There has been research into distinguishers that are conceptually similar to MIA, such as the Kolmogorov-Smirnov test and the Cramer-von-Mises test, but they suffer from similar problems. One current, promising avenue of research is into distinguishers based on linear regression techniques. This concept was originally described as a template-style attack but recent work has adapted the approach to essentially allow for 'on-the-fly' profiling. The concept is to fit a linear regression model of the leakage values against a configuration of selected dependent variables, and then compute a goodness-of-fit measure to distinguish. This approach is not truly generic and comes with a computational cost, but is very flexible.

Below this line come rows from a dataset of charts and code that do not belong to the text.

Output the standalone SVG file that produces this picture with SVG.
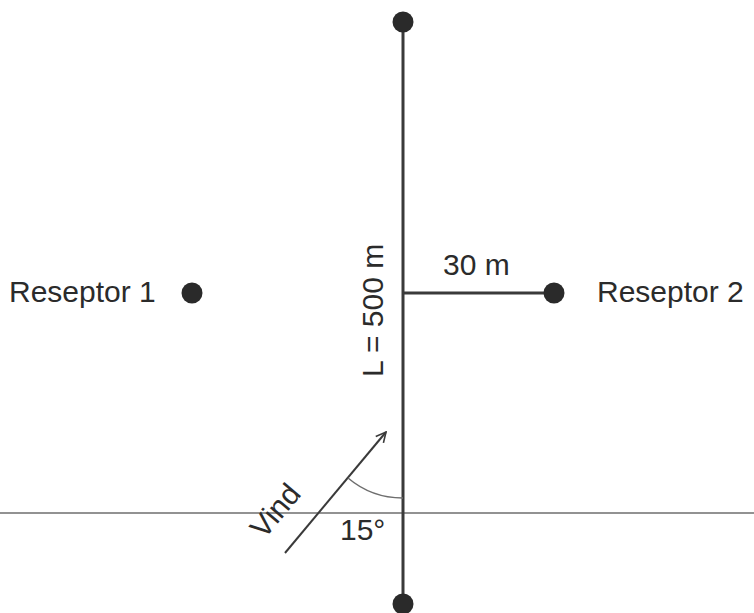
<svg xmlns="http://www.w3.org/2000/svg" width="754" height="613" viewBox="0 0 754 613">
<style>
text{font-family:"Liberation Sans",Arial,sans-serif;font-size:30px;fill:#2b2b2b}
.main{stroke:#3a3a3a;stroke-width:3;fill:none}
.thin{stroke:#6e6e6e;stroke-width:1.5;fill:none}
.dot{fill:#2a2a2a}
</style>
<defs>
<marker id="arr" viewBox="0 0 12 12" refX="11" refY="6" markerWidth="12" markerHeight="12" markerUnits="userSpaceOnUse" orient="auto">
<path d="M1,1 L11,6 L1,11" fill="none" stroke="#3a3a3a" stroke-width="1.6"/>
</marker>
</defs>
<rect width="754" height="613" fill="#ffffff"/>
<g id="connectors">
<line class="thin" x1="0" y1="513" x2="754" y2="513"/>
<line class="main" x1="403" y1="22" x2="403" y2="604"/>
<line class="main" x1="403" y1="293" x2="554" y2="293"/>
<line x1="285" y1="553" x2="386" y2="432" stroke="#3a3a3a" stroke-width="2" marker-end="url(#arr)"/>
<path class="thin" d="M348,478 A85,85 0 0 0 403,498" stroke="#444"/>
</g>
<g id="top-end"><circle class="dot" cx="403" cy="22" r="10.5"/></g>
<g id="bottom-end"><circle class="dot" cx="403" cy="604" r="10.5"/></g>
<g id="receptor1"><circle class="dot" cx="192" cy="293" r="10.5"/><text x="9" y="302">Reseptor 1</text></g>
<g id="receptor2"><circle class="dot" cx="554" cy="293" r="10.5"/><text x="597" y="302">Reseptor 2</text></g>
<g id="labels">
<text x="443" y="275">30 m</text>
<text transform="translate(383,377) rotate(-90)">L = 500 m</text>
<text x="340" y="540">15°</text>
<text transform="translate(264,540) rotate(-50)">Vind</text>
</g>
</svg>
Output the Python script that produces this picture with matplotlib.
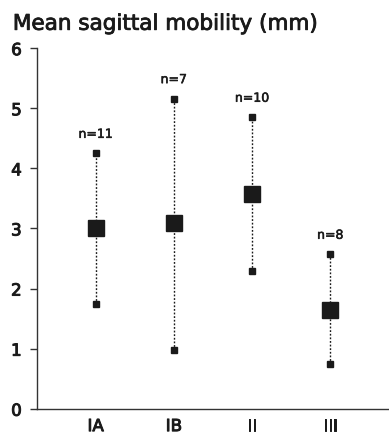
import matplotlib
matplotlib.use("Agg")
import matplotlib.pyplot as plt
import matplotlib.patheffects as pe

categories = ["IA", "IB", "II", "III"]
means = [3.01, 3.09, 3.57, 1.65]
upper = [4.25, 5.16, 4.85, 2.57]
lower = [1.74, 0.97, 2.29, 0.74]
n_labels = ["n=11", "n=7", "n=10", "n=8"]
yticks = [0, 1, 2, 3, 4, 5, 6]

plt.rcParams['font.family'] = ['DejaVu Sans']
ink = '#1a1a1a'

def thick(w):
    return [pe.withStroke(linewidth=w, foreground=ink)]

fig = plt.figure(figsize=(3.89, 4.35), dpi=100)
ax = fig.add_axes([0.095, 0.058, 0.905, 0.829])

x = list(range(1, len(categories) + 1))
for xi, m, u, l, nl in zip(x, means, upper, lower, n_labels):
    ax.plot([xi, xi], [l, u], color=ink, lw=1.0, ls=(0, (1.3, 1.3)), zorder=1)
    ax.annotate(nl, (xi, u), xytext=(0, 9), textcoords='offset points',
                ha='center', va='bottom', fontsize=9, color=ink,
                path_effects=thick(0.4))
ax.plot(x, upper, 's', color=ink, ms=5, ls='none', zorder=2)
ax.plot(x, lower, 's', color=ink, ms=5, ls='none', zorder=2)
ax.plot(x, means, 's', color=ink, ms=11, ls='none', zorder=3)

ax.set_xlim(0.25, 4.75)
ax.set_ylim(0, 6)
ax.set_yticks(yticks)
ax.set_yticklabels([str(t) for t in yticks], fontsize=12, color=ink)
ax.set_xticks(x)
ax.set_xticklabels(categories, fontsize=12, color=ink)
for t in ax.get_yticklabels() + ax.get_xticklabels():
    t.set_path_effects(thick(0.7))
ax.tick_params(axis='x', length=0, pad=6)
ax.tick_params(axis='y', length=5, width=1, direction='out', pad=6, color='#333333')
for s in ['top', 'right']:
    ax.spines[s].set_visible(False)
for s in ['left', 'bottom']:
    ax.spines[s].set_linewidth(1.0)
    ax.spines[s].set_color('#333333')

fig.text(0.033, 0.966, "Mean sagittal mobility (mm)", fontsize=15.5, fontweight='normal',
         color=ink, ha='left', va='top', path_effects=thick(0.6))

fig.savefig("out.png", dpi=100)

Perhaps the most important message to take from the talk and discussion is that currently there is no such thing as a general optimum distinguisher; each choice comes with some trade-off between genericity and efficiency. This means that the best distinguisher choice will only become obvious once all the other variables in the attack scenario are known: the device leakage, the attacker's model, the targeted function, and the noise. Whether it is possible to construct a distinguisher able to meet both these requirements is an ongoing challenge. Additionally, the question of whether it is possible to construct a generic distinguisher suitable for deployment against injective target functions is an interesting open problem.